Telah nampak kerusakan di darat dan di laut disebabkan karena perbuatan tangan manusia, supaya Allah merasakan kepada mereka sebahagian dari (akibat) perbuatan mereka, agar mereka kembali (ke jalan yang benar) (Ar Rum: 41).
Lebih kecil dari darat adalah qaryah (kampung). Berbicara tentang qoryah, Al Qur’an menyingung soal, tantangan sosial, “Mengapa kamu tidak mau berperang di jalan Allah dan (membela) orang-orang yang lemah baik laki-laki, wanita-wanita maupun anak-anak yang semuanya berdoa: “Ya Tuhan kami, keluarkanlah kami dari negeri ini (Mekah) yang lalim penduduknya dan berilah kami pelindung dari sisi Engkau, dan berilah kami penolong dari sisi Engkau!” (An Nisa 75).
Disini bisa disimpulkan, tantangan global adalah kerusakan yang dilakukan manusia adapun tantangan global di kampung adalah terjadinya kedzaliman. Berkenaan dengan tantangan umat Islam di abad 21, Yusuf Qaradhawi menyebut ada enam tantangan. Pertama, tantangan identitas. Tantangan Identitas sebagai muslim ke siapa loyalitas? Kadang kadang loyalitas tidak benar karena terjadi kedzaliman.
Sebagai pemangku dakwah universal umat Islam menghadapi tantangan konsep rahmatan lil alamin. Identitas muslim harus menebar kasih sayang, tanpa merusak akidah.
Kedua, tantangan rujukan. Berkontribusi bersama menjaga negara. Kalau beda pendapat kemana referensinya. Hari ini orang berbangga dengan kelompoknya sendiri. Tidak ada referensi yang sama dalam rujukan. Semestinya harus ada referensi bersama. Tanpa refrensi sulit bersatu. Kita harus menyadari posisi umat Islam sebagai umatan washatan, tengah moderat, tasamuh.
Ketiga, tantangan keterbelakangan, maka dulu ada buku berjudul limadza takhara muslimun watawadama ghairuhum. “Di luar ada musuh Islam yang tidak suka dengan Islam, takut NU maju, takut Muhamadiyyah maju. Mereka berusaha melemahkan kita menarik kita pada hal hal yang menyita energi dan tidak membawa kemajuan, kita harus waspada atas perang tak berkesudahan di medsos. Musuh musuh Islam mengharapkan orang Islam lupa dari teknologi pesenjataan”, ungkap Abdul Qoyyum.

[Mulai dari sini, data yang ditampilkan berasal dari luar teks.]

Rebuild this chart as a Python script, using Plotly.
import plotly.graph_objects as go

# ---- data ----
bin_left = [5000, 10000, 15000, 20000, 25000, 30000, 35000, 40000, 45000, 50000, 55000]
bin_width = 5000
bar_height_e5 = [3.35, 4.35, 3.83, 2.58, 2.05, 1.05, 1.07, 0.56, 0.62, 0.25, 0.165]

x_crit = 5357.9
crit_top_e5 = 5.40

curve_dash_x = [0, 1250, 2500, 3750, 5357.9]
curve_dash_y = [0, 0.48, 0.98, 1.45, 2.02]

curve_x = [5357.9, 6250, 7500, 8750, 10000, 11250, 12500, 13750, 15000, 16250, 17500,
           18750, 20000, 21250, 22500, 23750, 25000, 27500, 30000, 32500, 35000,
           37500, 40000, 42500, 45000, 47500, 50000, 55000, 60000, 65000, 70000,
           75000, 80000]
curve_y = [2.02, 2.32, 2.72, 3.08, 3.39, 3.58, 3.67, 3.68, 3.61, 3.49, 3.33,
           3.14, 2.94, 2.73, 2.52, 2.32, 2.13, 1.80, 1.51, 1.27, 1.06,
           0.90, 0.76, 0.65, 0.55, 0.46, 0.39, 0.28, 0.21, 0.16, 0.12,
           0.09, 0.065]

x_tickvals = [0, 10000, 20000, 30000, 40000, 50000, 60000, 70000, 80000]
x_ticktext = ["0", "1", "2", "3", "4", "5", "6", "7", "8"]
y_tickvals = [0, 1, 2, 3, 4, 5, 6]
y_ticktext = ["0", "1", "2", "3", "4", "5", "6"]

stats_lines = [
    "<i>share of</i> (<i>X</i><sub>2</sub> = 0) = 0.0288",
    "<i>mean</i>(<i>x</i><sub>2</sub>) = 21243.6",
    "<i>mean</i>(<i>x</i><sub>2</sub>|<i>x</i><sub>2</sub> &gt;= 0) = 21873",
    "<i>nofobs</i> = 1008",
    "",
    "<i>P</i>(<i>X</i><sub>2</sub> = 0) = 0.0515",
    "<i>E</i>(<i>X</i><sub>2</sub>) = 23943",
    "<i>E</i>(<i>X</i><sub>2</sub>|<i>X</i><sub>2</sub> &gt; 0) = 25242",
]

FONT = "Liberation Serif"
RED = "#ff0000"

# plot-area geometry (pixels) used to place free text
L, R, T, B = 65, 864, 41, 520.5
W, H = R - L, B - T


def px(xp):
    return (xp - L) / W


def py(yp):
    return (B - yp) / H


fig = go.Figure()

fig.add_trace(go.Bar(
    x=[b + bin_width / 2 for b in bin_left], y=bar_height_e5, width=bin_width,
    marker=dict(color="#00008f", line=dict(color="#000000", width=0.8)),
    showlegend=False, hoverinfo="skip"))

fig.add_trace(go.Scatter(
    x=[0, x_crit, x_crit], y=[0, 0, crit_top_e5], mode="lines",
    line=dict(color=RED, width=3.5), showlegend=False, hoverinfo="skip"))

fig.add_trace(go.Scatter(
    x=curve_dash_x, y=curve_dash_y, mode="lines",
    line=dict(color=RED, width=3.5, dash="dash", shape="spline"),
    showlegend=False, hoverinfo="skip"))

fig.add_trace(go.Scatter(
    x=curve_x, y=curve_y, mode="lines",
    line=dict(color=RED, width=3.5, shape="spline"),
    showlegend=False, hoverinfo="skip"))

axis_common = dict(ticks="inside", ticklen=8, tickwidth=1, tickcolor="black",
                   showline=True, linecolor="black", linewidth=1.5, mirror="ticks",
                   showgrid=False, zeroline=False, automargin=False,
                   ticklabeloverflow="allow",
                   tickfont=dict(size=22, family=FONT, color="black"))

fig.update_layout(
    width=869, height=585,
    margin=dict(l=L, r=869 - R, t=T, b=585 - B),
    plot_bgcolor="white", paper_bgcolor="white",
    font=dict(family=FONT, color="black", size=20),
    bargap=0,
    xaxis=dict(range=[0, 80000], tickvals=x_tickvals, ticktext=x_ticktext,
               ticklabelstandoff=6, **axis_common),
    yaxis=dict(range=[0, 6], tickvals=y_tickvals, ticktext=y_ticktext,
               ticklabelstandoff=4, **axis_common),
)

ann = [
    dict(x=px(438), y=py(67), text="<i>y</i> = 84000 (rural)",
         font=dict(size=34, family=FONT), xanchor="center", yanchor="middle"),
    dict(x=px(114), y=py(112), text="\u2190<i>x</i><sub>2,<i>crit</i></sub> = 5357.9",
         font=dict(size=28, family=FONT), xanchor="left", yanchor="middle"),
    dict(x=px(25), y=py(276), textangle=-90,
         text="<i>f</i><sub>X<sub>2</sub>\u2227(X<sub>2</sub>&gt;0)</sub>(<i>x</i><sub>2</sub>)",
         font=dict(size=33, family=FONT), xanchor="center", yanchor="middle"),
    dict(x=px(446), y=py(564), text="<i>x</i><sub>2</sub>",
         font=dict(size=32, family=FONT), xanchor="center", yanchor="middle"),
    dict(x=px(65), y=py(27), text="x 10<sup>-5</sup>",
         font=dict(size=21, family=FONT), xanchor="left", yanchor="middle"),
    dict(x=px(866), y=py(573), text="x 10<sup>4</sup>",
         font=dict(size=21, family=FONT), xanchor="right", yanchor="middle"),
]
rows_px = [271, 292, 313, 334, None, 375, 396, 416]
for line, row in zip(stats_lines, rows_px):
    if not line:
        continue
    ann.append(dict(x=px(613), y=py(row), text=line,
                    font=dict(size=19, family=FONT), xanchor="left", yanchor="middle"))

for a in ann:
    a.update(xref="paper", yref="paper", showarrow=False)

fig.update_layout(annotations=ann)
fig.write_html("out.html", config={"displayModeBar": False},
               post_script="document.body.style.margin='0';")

Keempat, tantangan keadilan sosial. Islam menyatakan perang terhadap kedzaliman sosial. Nabi bersabda, “Tidak muslim sempurna, dia kenyang, saat tetanganya lapar. Kelima, tantangan kediktatoran. pemaksaan, pembebanan berat. Ingat, “Allah akan menyiksa manusia yang menyiksa manusia”.

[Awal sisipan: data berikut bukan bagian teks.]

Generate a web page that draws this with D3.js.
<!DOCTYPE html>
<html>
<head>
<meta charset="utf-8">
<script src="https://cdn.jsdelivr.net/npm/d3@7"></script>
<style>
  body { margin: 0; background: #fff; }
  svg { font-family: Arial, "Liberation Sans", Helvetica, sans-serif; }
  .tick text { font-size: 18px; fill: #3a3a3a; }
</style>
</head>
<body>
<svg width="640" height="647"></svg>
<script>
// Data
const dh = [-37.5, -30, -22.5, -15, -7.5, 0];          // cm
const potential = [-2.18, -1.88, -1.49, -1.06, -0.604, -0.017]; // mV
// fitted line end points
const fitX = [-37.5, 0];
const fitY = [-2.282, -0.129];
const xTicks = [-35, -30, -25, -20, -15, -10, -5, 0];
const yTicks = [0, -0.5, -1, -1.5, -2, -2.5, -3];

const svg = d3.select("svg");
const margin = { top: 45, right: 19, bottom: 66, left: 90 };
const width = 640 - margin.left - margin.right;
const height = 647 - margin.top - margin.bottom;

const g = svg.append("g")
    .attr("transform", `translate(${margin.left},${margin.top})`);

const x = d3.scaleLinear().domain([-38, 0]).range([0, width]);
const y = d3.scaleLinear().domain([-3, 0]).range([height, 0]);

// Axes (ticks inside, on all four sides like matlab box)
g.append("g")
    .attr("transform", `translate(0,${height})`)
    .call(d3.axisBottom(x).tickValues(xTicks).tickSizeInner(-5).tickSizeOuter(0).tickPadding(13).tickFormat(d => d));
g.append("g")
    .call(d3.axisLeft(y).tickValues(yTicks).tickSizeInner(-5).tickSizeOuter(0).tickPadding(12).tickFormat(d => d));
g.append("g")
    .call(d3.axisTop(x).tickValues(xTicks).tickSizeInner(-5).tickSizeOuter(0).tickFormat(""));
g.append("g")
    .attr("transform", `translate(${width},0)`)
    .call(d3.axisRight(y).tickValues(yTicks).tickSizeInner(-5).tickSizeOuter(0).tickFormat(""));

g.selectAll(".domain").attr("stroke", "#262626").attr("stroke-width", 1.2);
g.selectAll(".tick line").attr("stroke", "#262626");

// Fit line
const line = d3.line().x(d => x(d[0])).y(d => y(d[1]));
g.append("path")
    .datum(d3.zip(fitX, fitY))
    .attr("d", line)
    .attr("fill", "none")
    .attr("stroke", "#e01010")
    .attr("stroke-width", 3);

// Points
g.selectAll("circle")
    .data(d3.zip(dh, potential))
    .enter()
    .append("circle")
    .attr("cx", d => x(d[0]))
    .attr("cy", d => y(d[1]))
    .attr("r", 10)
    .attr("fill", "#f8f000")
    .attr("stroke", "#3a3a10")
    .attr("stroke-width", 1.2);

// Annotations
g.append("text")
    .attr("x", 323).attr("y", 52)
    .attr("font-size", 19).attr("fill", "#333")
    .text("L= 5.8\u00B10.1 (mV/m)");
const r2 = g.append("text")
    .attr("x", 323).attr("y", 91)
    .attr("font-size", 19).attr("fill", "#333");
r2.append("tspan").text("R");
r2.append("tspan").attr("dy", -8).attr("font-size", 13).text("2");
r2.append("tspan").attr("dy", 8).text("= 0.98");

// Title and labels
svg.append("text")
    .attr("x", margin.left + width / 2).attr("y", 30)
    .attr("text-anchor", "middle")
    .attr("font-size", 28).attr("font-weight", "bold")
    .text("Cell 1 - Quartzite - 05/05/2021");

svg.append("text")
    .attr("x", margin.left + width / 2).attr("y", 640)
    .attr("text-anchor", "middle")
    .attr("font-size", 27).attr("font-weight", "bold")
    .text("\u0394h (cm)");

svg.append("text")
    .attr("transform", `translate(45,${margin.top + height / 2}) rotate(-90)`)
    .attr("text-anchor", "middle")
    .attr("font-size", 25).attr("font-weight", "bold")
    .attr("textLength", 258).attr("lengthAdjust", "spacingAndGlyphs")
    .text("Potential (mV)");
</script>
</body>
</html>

Pidato politik pertama Abu Bakar patut menjadi acuan kita. Beliau mengatakan apabila aku baik mohon dibantu apabila kami menyimpang mohon kami diluruskan.
Keenam, tantangan hilangnya pri kemanusiaan. Dalam Al Qur’an kata insan disebut 65 kali ayat pertama tentang kelemahan manusia. Pertama yang dibahas, manusia diciptakan lemah. Kalaimat terakhir insan yang rugi.

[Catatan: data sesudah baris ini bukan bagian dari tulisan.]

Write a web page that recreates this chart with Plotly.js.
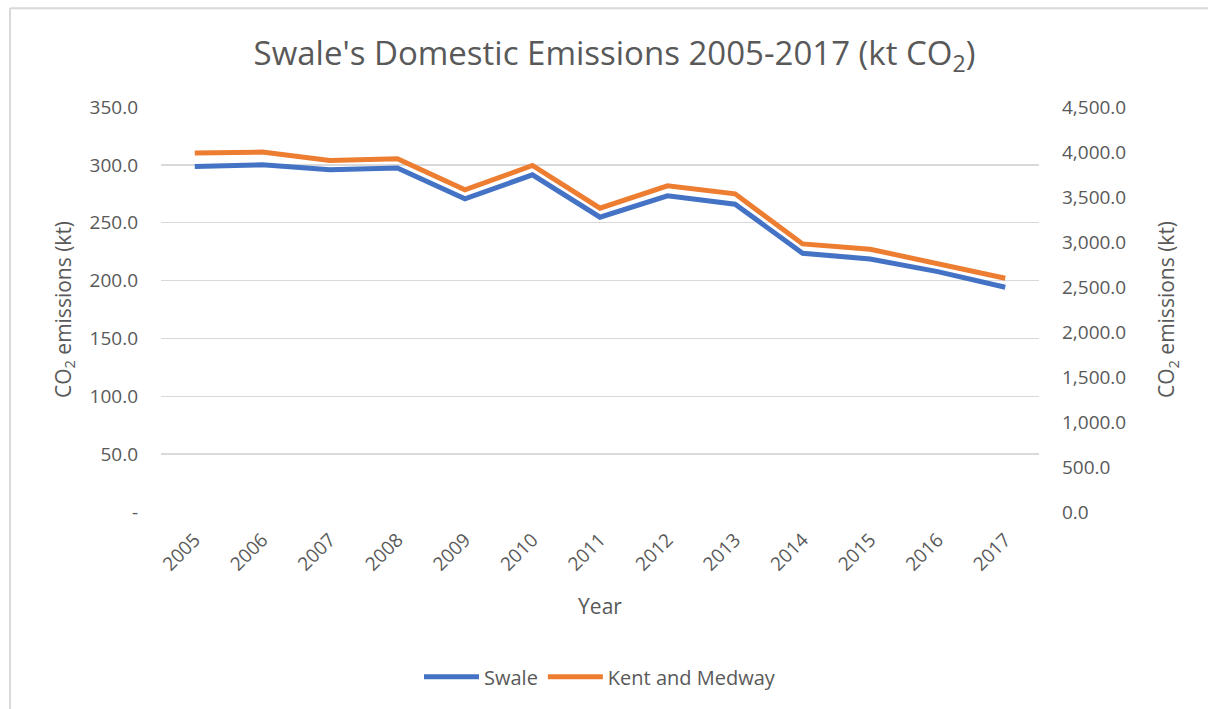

Menghadapi tantangan ini, Al Qur’an menawarkan 10 solusi. Pertama, umat Islam perlu islahul aqaid perbaiki aqidah. Lalu islahul ibadah perbaiki ibadah. Kesucian jiwa dan memperhatikan gizi jiwa. Keinginan yang lurus dalam pandangan syariat.
Ketiga, perbaiki moralitas. Al Qur’an bicara tentang fungsi baju adalah untuk fungsi martabat manusia. Keempat, memperbaiki masyarakat. Kelima, memperbaiki politik. Sangat penting menjauhi karakter politik rendah, seperti kedzaliman maupun suap.
Keenam, memperbaiki moneter. Ketujuh, islahi nisai yaitu memperbaiki kehormatan wanita, kedelapan, isalhul harbi yaitu memperbaiki militer. Kesembilan, memerangi perbudakan. Kesepuluh kemerdekaan akal.
Pembicara lainnya yaitu Prof Dr Abdul Mu’ti Med, Sekertaris Umum PP Muhammadiyah (2015-2020) dan Sekjen PBNU Helmy Faishal Zaini yang dimoderatori oleh Wakil Rektor I Dr Umar Ma’ruf SH SpN MHum.